SARASOTA, Fla. (WFLA) — A now-former Sarasota insurance agent and lawyer was sentenced Thursday to 15 years in federal prison for fraudulently convincing elderly people to invest into his new insurance venture, according to the U.S. Department of Justice.
Phillip Roy Wasserman, 67, of Sarasota, was found guilty in May of conspiracy to commit wire fraud and mail fraud. He pleaded guilty in October to tax evasion, according to officials.
Wasserman will also have to forfeit more than $6.3 million that was made during the crimes, officials said.
“With false promises of riches and security, Mr. Wasserman exploited the most vulnerable in our society,” Special Agent in Charge with IRS-Criminal Investigation Brian Payne said in a statement. “Investment schemes that target the elderly are especially heinous and will not be tolerated by the justice system.”
Wasserman persuaded victims to liquidate their traditional investments and/or to borrow funds against existing life insurance policies to generate cash to invest in his venture. He would then use some of the funds to make payments to earlier victims.
Wasserman didn’t tell the victims about surrender fees or any other charges that may have stemmed from the liquidations, officials said.

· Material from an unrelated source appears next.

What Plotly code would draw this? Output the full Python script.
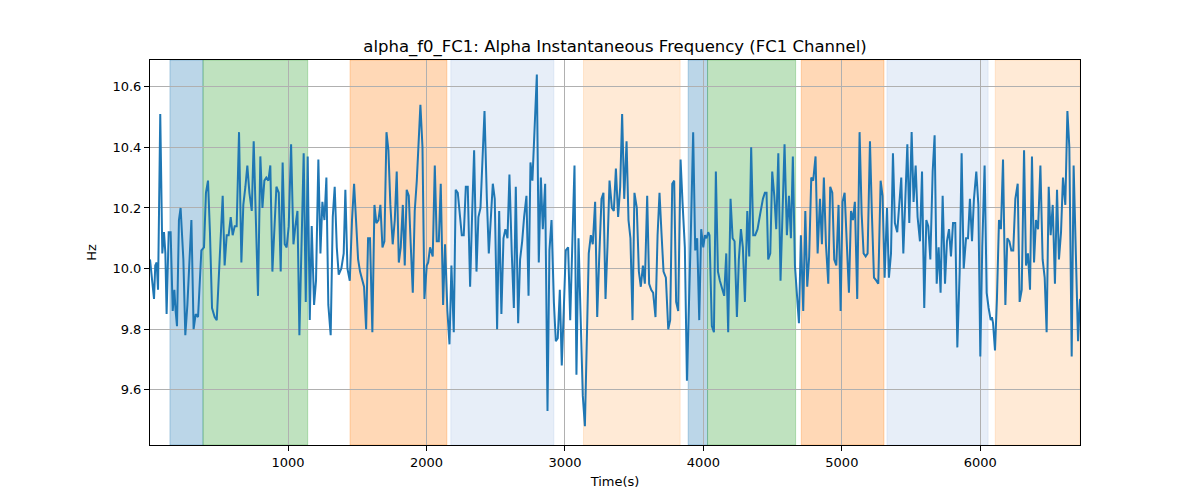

A co-conspirator would then prepare income taxes in a way to hide any “negative personal tax consequences” from the liquidations.
Leftover funds were used to finance a lavish lifestyle that included a beach house on Casey Key, Tampa Bay Lightning season and playoff tickets, concerts, vehicles, jet skis, jewelry, personal celebrity entertainment, gambling, retail shopping, home improvements, personal insurance, and a host of other expenses for his personal benefit.
Evidence showed that Wasserman even took steps to evade paying more than $900,000 owed in taxes.
He also told a witness to lie to investigators and tried to persuade the victims to not cooperate with law enforcement, officials said.
“False allegations against our investigators, coverups of financial documents, or witness tampering will not deter us,” Payne said. “Wasserman called himself the Annuity King but his actions and crimes have earned him another name: Convicted Felon.”